By and large, market participants ignored the arrest of Nicolas Maduro on Saturday, which is very positive for the pound's outlook. If the market ignores factors that support the dollar (even if only formally), it means it is inclined toward buying. According to the global wave count, the pound has begun forming Wave 5. If this assumption is correct, then any increase in prices is welcome. The dollar could receive support only from a tightening of the Federal Reserve's monetary stance, but for now the FOMC is closely monitoring the labor market. If the "cooling" continues, interest rates will have to be cut regardless of policymakers' preferences. If inflation continues to slow as well, this would be another reason to conduct several rounds of monetary easing in 2026.

GBP/USD Analysis on January 6, 2026

General Conclusions

The wave picture for GBP/USD has changed.

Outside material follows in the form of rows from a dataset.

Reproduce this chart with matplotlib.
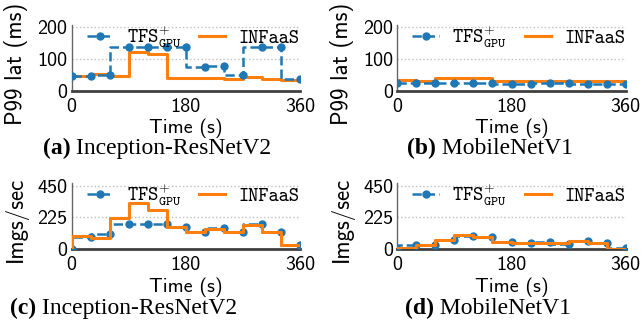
import matplotlib
matplotlib.use("Agg")
import matplotlib.pyplot as plt

plt.rcParams["mathtext.fontset"] = "cm"
plt.rcParams["axes.unicode_minus"] = False

# time points (s)
t = [0, 30, 60, 90, 120, 150, 180, 210, 240, 270, 300, 330, 360]

# P99 latency (ms)
lat_tfs_irv2 = [47, 47, 50, 138, 138, 138, 138, 74, 80, 50, 138, 138, 38]
lat_inf_irv2 = [48, 48, 54, 47, 123, 115, 41, 40, 40, 38, 44, 39, 36]
lat_tfs_mnv1 = [26, 25, 24, 26, 26, 25, 23, 23, 24, 24, 23, 23, 22]
lat_inf_mnv1 = [35, 35, 32, 40, 41, 42, 32, 31, 32, 30, 32, 30, 31]

# throughput (imgs/sec)
thr_tfs_irv2 = [0, 90, 108, 176, 176, 176, 155, 120, 148, 122, 178, 125, 30]
thr_inf_irv2 = [0, 95, 82, 222, 325, 278, 160, 120, 143, 120, 174, 120, 28]
thr_tfs_mnv1 = [5, 30, 28, 66, 95, 85, 52, 44, 50, 38, 62, 42, 12]
thr_inf_mnv1 = [12, 12, 33, 63, 98, 88, 54, 45, 42, 42, 59, 45, 5]

captions = [("(a)", " Inception-ResNetV2"), ("(b)", " MobileNetV1"),
            ("(c)", " Inception-ResNetV2"), ("(d)", " MobileNetV1")]

blue = "#1f77b4"
orange = "#ff7f0e"
sans = "cmss10"
fs = 14.5

fig = plt.figure(figsize=(6.44, 3.21), dpi=100)

panels = [
    ([0.1113, 0.7165, 0.3545, 0.2055], lat_tfs_irv2, lat_inf_irv2, "P99 lat (ms)", [0, 100, 200], 207, (0.066, 0.538), 0.41),
    ([0.617, 0.7165, 0.3546, 0.2055], lat_tfs_mnv1, lat_inf_mnv1, "P99 lat (ms)", [0, 100, 200], 207, (0.632, 0.538), 0.41),
    ([0.1113, 0.2234, 0.3545, 0.2056], thr_tfs_irv2, thr_inf_irv2, "Imgs/sec", [0, 225, 450], 467, (0.0155, 0.04), 0.45),
    ([0.617, 0.2234, 0.3546, 0.2056], thr_tfs_mnv1, thr_inf_mnv1, "Imgs/sec", [0, 225, 450], 467, (0.629, 0.04), 0.45),
]

for i, (pos, tfs, inf, ylab, yt, ytop, cap, ly) in enumerate(panels):
    ax = fig.add_axes(pos)
    ax.plot(t, tfs, drawstyle="steps-pre", color=blue, ls="--", lw=1.8,
            marker="o", ms=5, label=r"$\mathtt{TFS}^{+}_{\mathtt{GPU}}$", zorder=3)
    ax.plot(t, inf, drawstyle="steps-pre", color=orange, lw=2.2,
            label="INFaaS", zorder=2 if i < 2 else 4)
    ax.set_xlim(0, 360)
    ax.set_ylim(0, ytop)
    ax.set_xticks([0, 180, 360])
    ax.set_yticks(yt)
    ax.set_xticklabels(["0", "180", "360"], fontfamily=sans, fontsize=fs)
    ax.set_yticklabels([str(v) for v in yt], fontfamily=sans, fontsize=fs)
    ax.tick_params(axis="both", length=0)
    ax.tick_params(axis="x", pad=5)
    ax.tick_params(axis="y", pad=3)
    ax.grid(axis="y", ls=":", color="0.75", lw=1)
    ax.set_axisbelow(True)
    for s in ["top", "right"]:
        ax.spines[s].set_visible(False)
    ax.spines["left"].set_color("0.4")
    ax.spines["left"].set_linewidth(1)
    ax.spines["bottom"].set_color("0.25")
    ax.spines["bottom"].set_linewidth(2)
    ax.set_xlabel("Time (s)", fontfamily=sans, fontsize=fs, labelpad=2)
    ax.set_ylabel(ylab, fontfamily=sans, fontsize=16.5)
    ax.yaxis.set_label_coords(-0.19, ly)
    ax.legend(loc="upper right", bbox_to_anchor=(1.0, 1.02), ncol=2, frameon=False,
              prop={"family": "cmtt10", "size": 14}, handlelength=1.35, numpoints=1,
              handletextpad=0.7, columnspacing=0.9, borderpad=0, borderaxespad=0)

    t1 = fig.text(cap[0], cap[1], captions[i][0], fontfamily="Liberation Serif",
                  fontweight="bold", fontsize=17, ha="left", va="center")
    ax.annotate(captions[i][1], xy=(1, 0), xycoords=t1, va="bottom", ha="left",
                fontfamily="Liberation Serif", fontsize=17)

fig.savefig("out.png", dpi=100)
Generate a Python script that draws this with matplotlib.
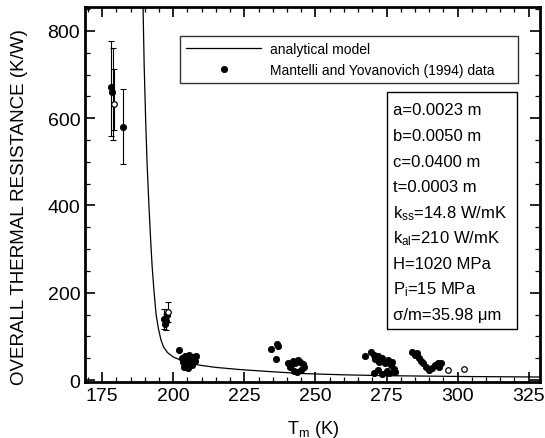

The downward corrective structure a–b–c–d–e within Wave C of Wave 4 appears complete, as does Wave 4 itself. If this is indeed the case, I expect the main trend segment to resume its development with initial targets around the 1.3800 and 1.4000 levels.

In the short term, I expected the formation of Wave 3 or C with targets near 1.3280 and 1.3360, corresponding to the 76.4% and 61.8% Fibonacci levels. These targets have been reached. Wave 3 or C has presumably completed its formation, so in the near future a downward wave or a corrective wave sequence may develop.

The higher-timeframe wave count looks almost ideal, even though Wave 4 moved beyond the high of Wave 1. However, I would like to remind readers that ideal wave counts exist only in textbooks; in practice, everything is far more complex. At the moment, I see no reason to consider alternative scenarios to the bullish trend segment.

Core Principles of My Analysis:

  1. Wave structures should be simple and clear. Complex structures are difficult to trade and often lead to changes.
  2. If there is no confidence in what is happening in the market, it is better to stay out.
  3. There is no and can never be 100% certainty about price direction. Do not forget protective Stop Loss orders.
  4. Wave analysis can be combined with other types of analysis and trading strategies.